For these reasons among others, the transition is supported by the overwhelming majority of the patent community and American industry, as well as the administration and the experts at the Patent and Trademark Office. 

This past weekend, The Washington Post editorial board endorsed the transition, calling the first-inventor-to-file standard a “bright line,” and stating that it would bring “certainty to the process.”  The editorial also right recognizes the “protections for academics who share their ideas with outside colleagues or preview them in public seminars” that are included in the bill.

The Small Business & Entrepreneurship Council has expressed its strong support for the first-inventor-to-file system, writing that “small firms will in no way be disadvantaged, while opportunities in the international markets will expand.”

The Intellectual Property Owners Association calls the first-inventor-to file system “central to modernization and simplification of patent law” and “very widely supported by U.S. companies.”

Independent inventor Louis Foreman has said the first-inventor-to-file transition will help “independent inventors across the country by strengthening the current system for entrepreneurs and small businesses.”

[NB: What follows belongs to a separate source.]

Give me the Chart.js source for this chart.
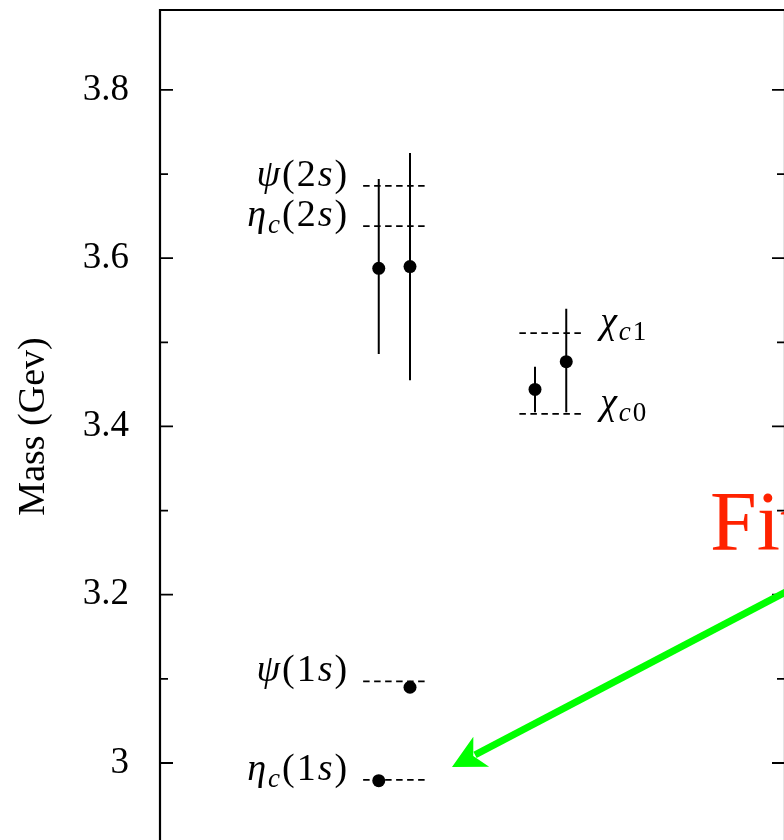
<!DOCTYPE html>
<html><head><meta charset="utf-8">
<script src="https://cdn.jsdelivr.net/npm/chart.js@4/dist/chart.umd.min.js"></script>
<style>
html,body{margin:0;padding:0;overflow:hidden;background:#fff;width:784px;height:840px}
#wrap{position:absolute;left:0;top:0;width:800px;height:960px}
</style>
</head><body>
<div id="wrap"><canvas id="c" width="800" height="960"></canvas></div>
<script>
// ---- data ----
const levelNames = ['ψ(2s)', 'η_c(2s)', 'χ_c1', 'χ_c0', 'ψ(1s)', 'η_c(1s)'];
const levelMass  = [3.686, 3.638, 3.511, 3.415, 3.097, 2.980];
const levelXFrom = [3.25, 3.25, 5.75, 5.75, 3.25, 3.25];
const levelXTo   = [4.27, 4.27, 6.77, 6.77, 4.27, 4.27];
const levelLabelSide = ['left', 'left', 'right', 'right', 'left', 'left'];

const pointX    = [3.5, 4.0, 6.0, 6.5, 4.0, 3.5];
const pointMass = [3.588, 3.590, 3.444, 3.477, 3.090, 2.979];
const errLow    = [3.486, 3.455, 3.417, 3.417, null, null];
const errHigh   = [3.694, 3.725, 3.471, 3.540, null, null];

const majorTicks = [3.0, 3.2, 3.4, 3.6, 3.8];
const majorTickLabels = ['3', '3.2', '3.4', '3.6', '3.8'];
const minorTicks = [2.9, 3.1, 3.3, 3.5, 3.7];
const yTitle = 'Mass (Gev)';

const noteText = 'Fit';
const noteAt = {x: 8.80, y: 3.2532};
const arrowFrom = {x: 10.4, y: 3.2183};
const arrowTo = {x: 4.672, y: 2.9952};

// ---- build datasets ----
const datasets = [];
datasets.push({
  type: 'scatter',
  data: pointX.map((x, i) => ({x: x, y: pointMass[i]})),
  pointRadius: 6.5, pointBackgroundColor: '#000', pointBorderWidth: 0,
  pointHoverRadius: 6.5
});
errLow.forEach((lo, i) => {
  if (lo === null) return;
  datasets.push({
    type: 'line',
    data: [{x: pointX[i], y: lo}, {x: pointX[i], y: errHigh[i]}],
    borderColor: '#000', borderWidth: 2, pointRadius: 0, fill: false
  });
});
levelMass.forEach((m, i) => {
  datasets.push({
    type: 'line',
    data: [{x: levelXFrom[i], y: m}, {x: levelXTo[i], y: m}],
    borderColor: '#000', borderWidth: 1.7, borderDash: [6.5, 4.5], pointRadius: 0, fill: false
  });
});

const FAM = '"Liberation Serif", "DejaVu Serif", serif';

function parseLabel(s) {
  const runs = [];
  let i = 0;
  while (i < s.length) {
    const ch = s[i];
    if (ch === '_') {
      i++;
      while (i < s.length && /[A-Za-z0-9]/.test(s[i])) {
        runs.push({t: s[i], sub: true, it: /[A-Za-z]/.test(s[i])});
        i++;
      }
      continue;
    }
    runs.push({t: ch, sub: false, it: !/[0-9()\s]/.test(ch)});
    i++;
  }
  return runs;
}

function drawRich(ctx, s, x, y, align) {
  const size = 38, subSize = 27, subShift = 7, gap = 2;
  const runs = parseLabel(s);
  const fontOf = r => (r.it ? 'italic ' : '') + (r.sub ? subSize : size) + 'px ' + FAM;
  let total = 0;
  runs.forEach(r => { ctx.font = fontOf(r); r.w = ctx.measureText(r.t).width + gap; total += r.w; });
  total -= gap;
  let cx = align === 'right' ? x - total : x;
  ctx.textBaseline = 'alphabetic';
  ctx.textAlign = 'left';
  runs.forEach(r => {
    ctx.font = fontOf(r);
    ctx.fillText(r.t, cx, y + (r.sub ? subShift : 0));
    cx += r.w;
  });
}

const decor = {
  id: 'decor',
  afterDraw(chart) {
    const ctx = chart.ctx;
    const ys = chart.scales.y, xs = chart.scales.x;
    const a = chart.chartArea;
    ctx.save();
    // frame
    ctx.strokeStyle = '#000';
    ctx.lineWidth = 2.2;
    ctx.beginPath();
    ctx.moveTo(a.left, a.bottom); ctx.lineTo(a.left, a.top); ctx.lineTo(a.right, a.top); ctx.lineTo(a.right, a.bottom);
    ctx.stroke();
    // ticks inward
    ctx.lineWidth = 1.8;
    const tick = (v, len) => {
      const py = ys.getPixelForValue(v);
      if (py < a.top || py > a.bottom) return;
      ctx.beginPath();
      ctx.moveTo(a.left, py); ctx.lineTo(a.left + len, py);
      ctx.moveTo(a.right, py); ctx.lineTo(a.right - len, py);
      ctx.stroke();
    };
    majorTicks.forEach(v => tick(v, 13));
    minorTicks.forEach(v => tick(v, 8));
    // y title
    ctx.fillStyle = '#000';
    ctx.save();
    ctx.translate(34, ys.getPixelForValue(3.4));
    ctx.rotate(-Math.PI / 2);
    ctx.font = '38px ' + FAM;
    ctx.textAlign = 'center';
    ctx.textBaseline = 'middle';
    ctx.fillText(yTitle, 0, 0);
    ctx.restore();
    // level labels
    levelNames.forEach((n, i) => {
      const py = ys.getPixelForValue(levelMass[i]);
      if (levelLabelSide[i] === 'left') {
        drawRich(ctx, n, xs.getPixelForValue(levelXFrom[i]) - 16, py, 'right');
      } else {
        drawRich(ctx, n, xs.getPixelForValue(levelXTo[i]) + 17, py, 'left');
      }
    });
    // note text
    ctx.fillStyle = '#ff2200';
    ctx.font = '84px ' + FAM;
    ctx.textAlign = 'left';
    ctx.textBaseline = 'alphabetic';
    ctx.fillText(noteText, xs.getPixelForValue(noteAt.x), ys.getPixelForValue(noteAt.y));
    // arrow
    const x0 = xs.getPixelForValue(arrowFrom.x), y0 = ys.getPixelForValue(arrowFrom.y);
    const x1 = xs.getPixelForValue(arrowTo.x), y1 = ys.getPixelForValue(arrowTo.y);
    const L = Math.hypot(x1 - x0, y1 - y0);
    const ux = (x1 - x0) / L, uy = (y1 - y0) / L;
    const nx = -uy, ny = ux;
    ctx.strokeStyle = '#00ff00';
    ctx.fillStyle = '#00ff00';
    ctx.lineWidth = 7;
    ctx.beginPath();
    ctx.moveTo(x0, y0);
    ctx.lineTo(x1 - ux * 26, y1 - uy * 26);
    ctx.stroke();
    ctx.beginPath();
    ctx.moveTo(x1, y1);
    ctx.lineTo(x1 - ux * 33 + nx * 17, y1 - uy * 33 + ny * 17);
    ctx.lineTo(x1 - ux * 24, y1 - uy * 24);
    ctx.lineTo(x1 - ux * 33 - nx * 17, y1 - uy * 33 - ny * 17);
    ctx.closePath();
    ctx.fill();
    ctx.restore();
  }
};

new Chart(document.getElementById('c'), {
  type: 'scatter',
  data: {datasets: datasets},
  options: {
    responsive: false,
    animation: false,
    events: [],
    layout: {padding: {left: 0, top: 10, right: 15, bottom: 28.75}},
    plugins: {legend: {display: false}, tooltip: {enabled: false}},
    scales: {
      x: {type: 'linear', min: 0, max: 10, display: false},
      y: {
        type: 'linear', min: 2.8, max: 3.895,
        grid: {display: false, drawTicks: false},
        border: {display: false},
        afterBuildTicks: s => { s.ticks = majorTicks.map(v => ({value: v})); },
        afterFit: s => { s.width = 160; s.paddingTop = 0; s.paddingBottom = 0; },
        ticks: {
          padding: 31, color: '#000',
          font: {family: FAM, size: 37},
          callback: v => { const k = majorTicks.findIndex(t => Math.abs(t - v) < 1e-9); return k >= 0 ? majorTickLabels[k] : ''; }
        }
      }
    }
  },
  plugins: [decor]
});
</script>
</body></html>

And, in urging the transition to the first-to-file system, the Association for Competitive Technology, which represents small and mid-size IT firms, has said the current first-to-invent system “negatively impacts entrepreneurs” and puts American inventors “at a disadvantage with competitors abroad who can implement first inventor to file standards.” 

If we are to maintain our position at the forefront of the world’s economy, if we are to continue to lead the globe in innovation and production, if we are to win the future through American ingenuity and innovation, then we must have a patent system that is streamlined and efficient.  The America Invents Act, and a transition to a first-inventor-to-file system in particular, are crucial to fulfilling this promise.